İkinci Yeniciler I. ve II. Dünya Savaşlarının ortaya çıkardığı bunalımların doğurduğu Dadaizm, Sürrealizm ve Varoluşçuluk gibi akımlardan etkilenmişlerdir. Anlamdan çok imgeye yönelik bir şiir dili benimsemişlerdir. Ki dönem Batıda “İmagism” (imgecilik) akımının hüküm sürdüğü yıllardır. İsmet Özel’den Cahit Zarifoğlu’na, Süreyya Berfe’den Ataol Behramoğlu’na kadar kendilerinden sonra gelen bütün önemli şairleri etkilemişlerdir.

İkinci Yeni’nin bence önemli özelliklerinden biri de siyaset dışı tutumları sebebiyle folklora uzak durarak popülizm tuzağına düşmeden sanatlarını icra etmeleridir. Anlaşılmak ve yaygınlaşmak yerine “anlayana” hitap etmeyi yeğlediler. Herhangi bir edebiyat tarihinde, özellikleri arasında üst sıralarda; “Garip şiiri yoksul çoğunluğun yaşama koşullarını ve zevk anlayışını dikkate alırken, İkinci Yeniciler, daha çok aydın kesimin ve elit tabakanın zevkine hitap ettiler.” Bilgisine rastlarsınız. Belki de bu yüzden neredeyse yetmiş yıldır en çok okunan şairler arasındalar, bu yüzden bu kadar etkili oldular.
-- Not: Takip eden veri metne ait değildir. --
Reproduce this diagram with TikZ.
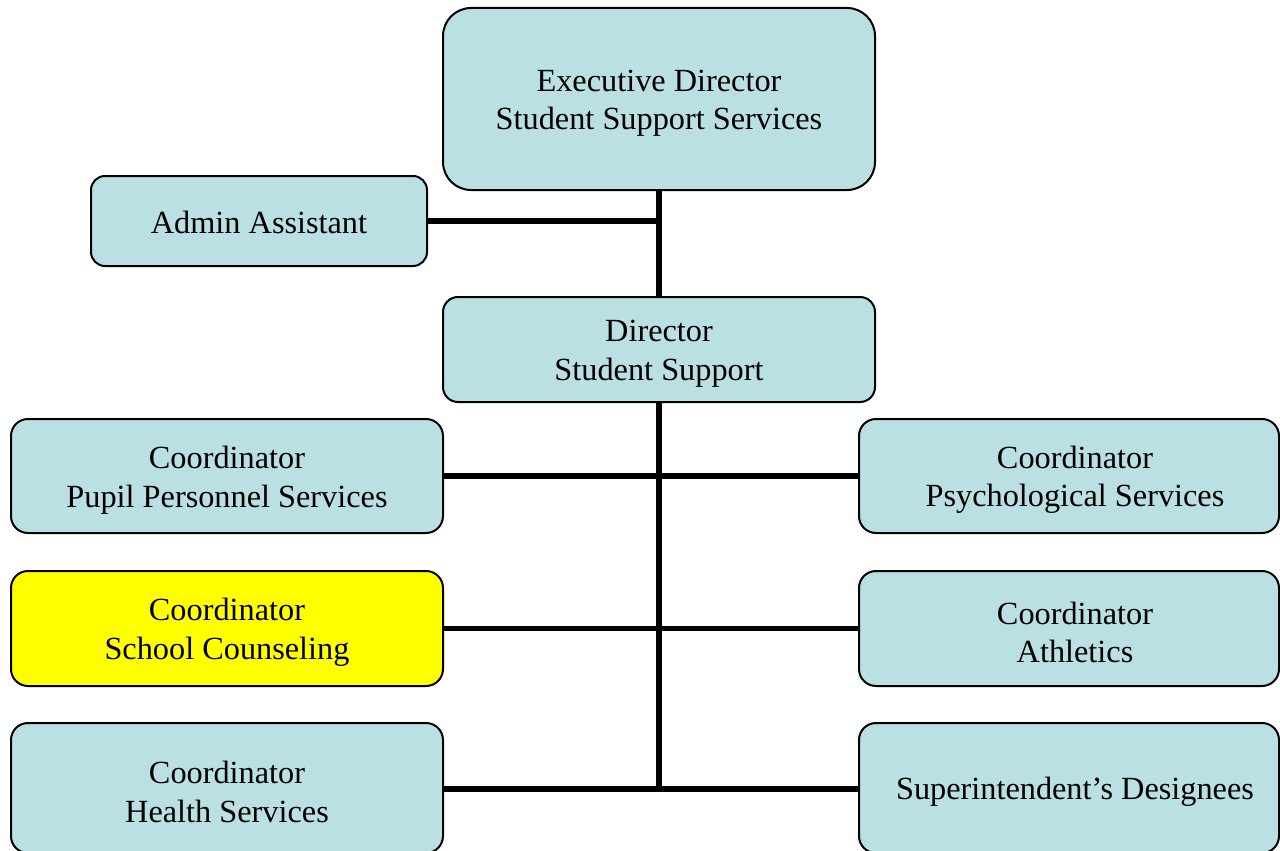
\documentclass[tikz,border=0pt]{standalone}
\usepackage{fontspec}
\setmainfont{Liberation Serif}
\definecolor{boxfill}{HTML}{BBE0E3}
\definecolor{hilite}{HTML}{FFFF00}
\begin{document}
\begin{tikzpicture}[x=1pt,y=-1pt,
  boxbase/.style={draw=black, line width=2pt, fill=boxfill, inner sep=0pt},
  lbl/.style={align=center, inner sep=0pt, font=\fontsize{32.3}{38.5}\selectfont,
    text=black, yshift=-4pt},
  orgbox/.style={boxbase, label={[lbl]center:{#1}}},
  onebox/.style={boxbase, label={[lbl, yshift=3pt]center:{#1}}},
  rbox/.style={boxbase, label={[lbl, xshift=6pt]center:{#1}}},
  link/.style={line width=5.5pt, draw=black}]
\useasboundingbox (0,0) rectangle (1280,851);
\clip (0,0) rectangle (1280,851);
\node[orgbox={Executive Director\\Student Support Services}, rounded corners=28pt, minimum width=432pt, minimum height=182pt] (exec) at (659,99) {};
\node[onebox={Admin Assistant}, rounded corners=14pt, minimum width=336pt, minimum height=90pt] (admin) at (259,221) {};
\node[orgbox={Director\\Student Support}, rounded corners=15pt, minimum width=432pt, minimum height=105pt] (dir) at (659,349.5) {};
\node[orgbox={Coordinator\\Pupil Personnel Services}, rounded corners=17pt, minimum width=432pt, minimum height=114pt] (pps) at (227,476) {};
\node[rbox={Coordinator\\Psychological Services}, rounded corners=17pt, minimum width=420pt, minimum height=114pt] (psych) at (1069,476) {};
\node[orgbox={Coordinator\\School Counseling}, fill=hilite, rounded corners=17pt, minimum width=432pt, minimum height=115pt] (school) at (227,628.5) {};
\node[rbox={Coordinator\\Athletics}, rounded corners=17pt, minimum width=420pt, minimum height=115pt] (ath) at (1069,628.5) {};
\node[orgbox={Coordinator\\Health Services}, rounded corners=17pt, minimum width=432pt, minimum height=130pt] (health) at (227,788) {};
\node[rbox={Superintendent’s Designees}, rounded corners=17pt, minimum width=420pt, minimum height=130pt] (supt) at (1069,788) {};
\draw[link] (exec.south) -- (dir.north);
\draw[link] (admin.east) -- (admin.east -| exec.south);
\draw[link] (dir.south) -- ([yshift=-2.75pt]dir.south |- health.east);
\draw[link] (pps.east) -- (psych.west);
\draw[link] (school.east) -- (ath.west);
\draw[link] ([yshift=-1pt]health.east) -- ([yshift=-1pt]supt.west);
\end{tikzpicture}
\end{document}
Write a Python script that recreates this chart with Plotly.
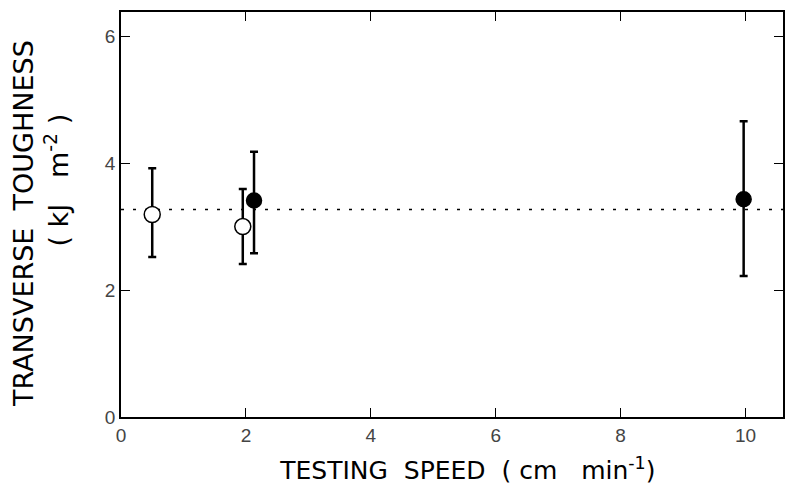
import plotly.graph_objects as go

# open circles
open_x = [0.5, 1.95]
open_y = [3.19, 3.0]
open_hi = [3.92, 3.59]
open_lo = [2.52, 2.41]

# filled circles
fill_x = [2.13, 9.97]
fill_y = [3.41, 3.43]
fill_hi = [4.18, 4.66]
fill_lo = [2.58, 2.22]

mean_line = 3.27
x_max = 10.6
y_max = 6.38

fig = go.Figure()

fig.add_trace(go.Scatter(
    x=[0, x_max], y=[mean_line, mean_line], mode="lines",
    line=dict(color="black", width=1.5, dash="3px,9px"), showlegend=False))


def add_points(xs, ys, hi, lo, fill):
    fig.add_trace(go.Scatter(
        x=xs, y=ys, mode="markers",
        error_y=dict(type="data", symmetric=False,
                     array=[h - y for h, y in zip(hi, ys)],
                     arrayminus=[y - l for l, y in zip(lo, ys)],
                     color="black", thickness=2.5, width=4),
        marker=dict(size=15 if fill else 16, symbol="circle",
                    color="black" if fill else "white",
                    line=dict(color="black", width=1.5)),
        showlegend=False))


add_points(open_x, open_y, open_hi, open_lo, False)
add_points(fill_x, fill_y, fill_hi, fill_lo, True)

axis_common = dict(showline=True, linecolor="black", linewidth=1.5, mirror="ticks",
                   ticks="inside", ticklen=9, tickcolor="black", tickwidth=1.2,
                   showgrid=False, zeroline=False, automargin=False,
                   tickfont=dict(family="Liberation Sans, Arial", size=19, color="#444"))

nb = "\u00a0"
fig.update_xaxes(range=[0, x_max], tickvals=[0, 2, 4, 6, 8, 10],
                 title=dict(text="<span>" + nb * 4 + "</span>TESTING  SPEED  ( cm   min<sup>-1</sup>)",
                            font=dict(family="DejaVu Sans", size=25, color="black"),
                            standoff=17),
                 **axis_common)
# nbsp padding nudges each rotated line along the axis like the original
fig.update_yaxes(range=[0, y_max], tickvals=[0, 2, 4, 6],
                 title=dict(text="TRANSVERSE  TOUGHNESS" + nb * 2 + "<br>" + nb * 8
                                 + "( kJ   m<sup>-2</sup> )",
                            font=dict(family="DejaVu Sans", size=27, color="black"),
                            standoff=34),
                 **axis_common)

# page body keeps an 8px margin, so the figure is sized to fit inside it
fig.update_layout(
    width=788, height=483,
    margin=dict(l=113, r=13, t=4, b=74),
    plot_bgcolor="white", paper_bgcolor="white",
)

fig.write_html("out.html")
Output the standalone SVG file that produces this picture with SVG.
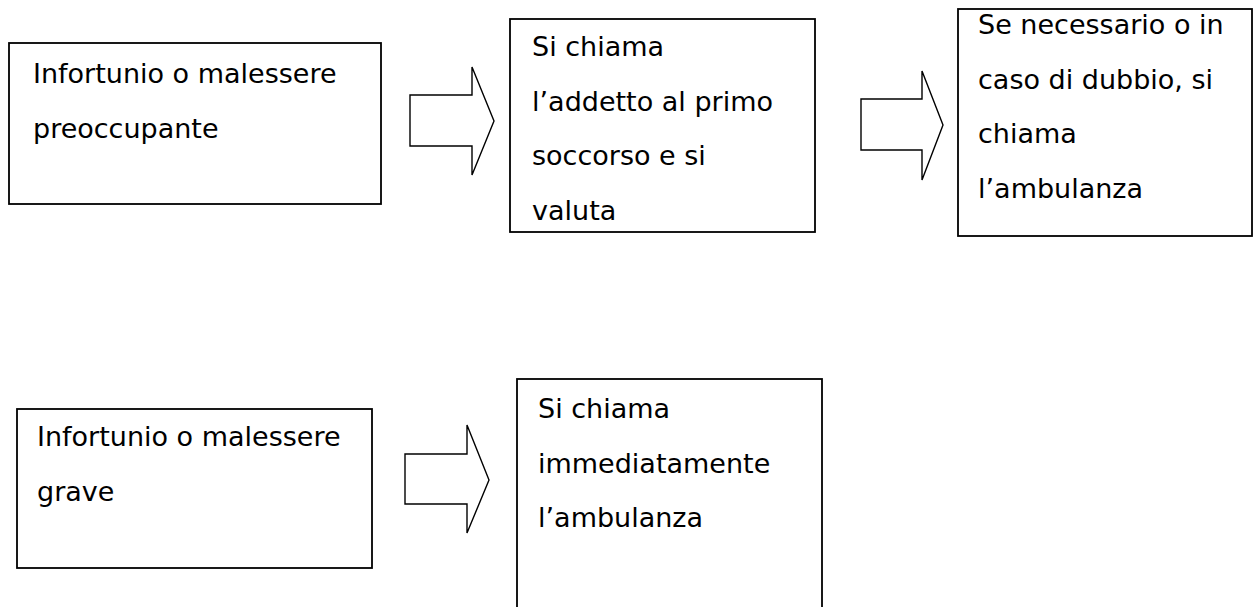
<svg xmlns="http://www.w3.org/2000/svg" width="1253" height="607" viewBox="0 0 1253 607">
<style>
.box{fill:#fff;stroke:#000;stroke-width:1.8}
.arr{fill:#fff;stroke:#000;stroke-width:1.4;stroke-linejoin:miter}
text{font-family:"DejaVu Sans","Liberation Sans",sans-serif;font-size:27px;fill:#000}
</style>
<rect width="1253" height="607" fill="#fff"/>
<g id="connectors">
<polygon class="arr" points="410,95 472,95 472,67 494,121 472,175 472,146 410,146"/>
<polygon class="arr" points="861,99 922,99 922,71 943,125 922,180 922,150 861,150"/>
<polygon class="arr" points="405,454 467,454 467,425 489,480 467,533 467,504 405,504"/>
</g>
<g id="n1">
<rect class="box" x="9" y="43" width="372" height="161"/>
<text x="33" y="83">Infortunio o malessere</text>
<text x="33" y="138">preoccupante</text>
</g>
<g id="n2">
<rect class="box" x="510" y="19" width="305" height="213"/>
<text x="532" y="56">Si chiama</text>
<text x="532" y="111">l’addetto al primo</text>
<text x="532" y="165">soccorso e si</text>
<text x="532" y="220">valuta</text>
</g>
<g id="n3">
<rect class="box" x="958" y="9" width="294" height="227"/>
<text x="978" y="34">Se necessario o in</text>
<text x="978" y="89">caso di dubbio, si</text>
<text x="978" y="143">chiama</text>
<text x="978" y="198">l’ambulanza</text>
</g>
<g id="n4">
<rect class="box" x="17" y="409" width="355" height="159"/>
<text x="37" y="446">Infortunio o malessere</text>
<text x="37" y="501">grave</text>
</g>
<g id="n5">
<rect class="box" x="517" y="379" width="305" height="250"/>
<text x="538" y="418">Si chiama</text>
<text x="538" y="473">immediatamente</text>
<text x="538" y="527">l’ambulanza</text>
</g>
</svg>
Yaygınlık kazanmalarının sebebini de son elli yılda giderek artan bir hızla şehirleşmemiz ve okumuşların artmasıyla açıklamak mümkün sanırım. Ancak son yıllarda şiirin giderek hayatımızdan çekildiği, hatta öldüğü yönündeki yakınmaları düşündüğümüzde, eğitim kalitemizin okul/üniversite sayısının artması ile ters orantılı geliştiğini de unutmamak lazım. Çarpıcı mısralarından yapılan, görseli ön planda “caps” hastalığı, dualar, ayetler, güzel sözler gibi bu şairlerin şiirlerini de “araçsallaştırmakta” ve anlamından uzak bir sığlığa mahkûm etmekte.

İkinci Yeni şairlerinden sevdiğim mısraları paylaşayım istiyorum, “caps”in görsellik tuzağına düşmemeye çalışarak, Ülkü Tamer’in anısına.

İlk mısralar Ece Ayhan’dan olsun. Şöyle diyor, “Şiirimiz Mor Külhanidir Abiler”de:

“Aşk örgütlenmektir bir düşünün abiler”

“Şiirimiz kentten içeridir abiler

Takvimler değiştirilirken bir gün yitirilir

Bir kent ölümünün denizine kayar dragomanlarıyla

Düzayak çivit badanalı bir kent nasıl kurulur abiler?”

Şu mısralar da “Fayton”dan olsun: :

“O sahibinin sesi gramofonlarda çalınan şey

incecik melankolisiymiş yalnızlığının”

Sezai Karakoç “Sessiz Müzik”te diyor ki:

“Bu dünyada olup bitenlerin

Olup bitmemiş olması için

Ne yapıyorsun

Sizin evin duvarları taştan

Dumanı da mı taştan

Seni kız arkadaşlarından

Sevinç gözyaşları içinde

Öpen olmayacak mı

Ezberlediğin şiir

Beklediğin adam”

İlhan Berk’te şöyle diyor “Ne Böyle Sevdalar Gördüm Ne Böyle Ayrılıklar”da:

“Ne zaman seni düşünsem

Bir ceylan su içmeye iner

Çayırları büyürken görürüm”

Eleştirmenler ve edebiyat tarihçileri İkinci Yenicilerin kendilerinden sonra gelen bütün şairleri, az ya da çok etkilediğinde hemfikir. Süleyman Çobanoğlu’nun “Gelse de Trenden” şiirinin son mısralarındaki geyik akraba gibidir İlhan Berk’in ceylanıyla.

“her neyi dilesek burada olmaz

en büyük erdemi bunun, susamak

yalar yarasını içte bir geyik

hepsi bu kadardır: adı yaşamak”

Sanki ceylan büyümüş ve dıştan içe geçmiştir. Sevdalar ayrılıklarla yarışırken.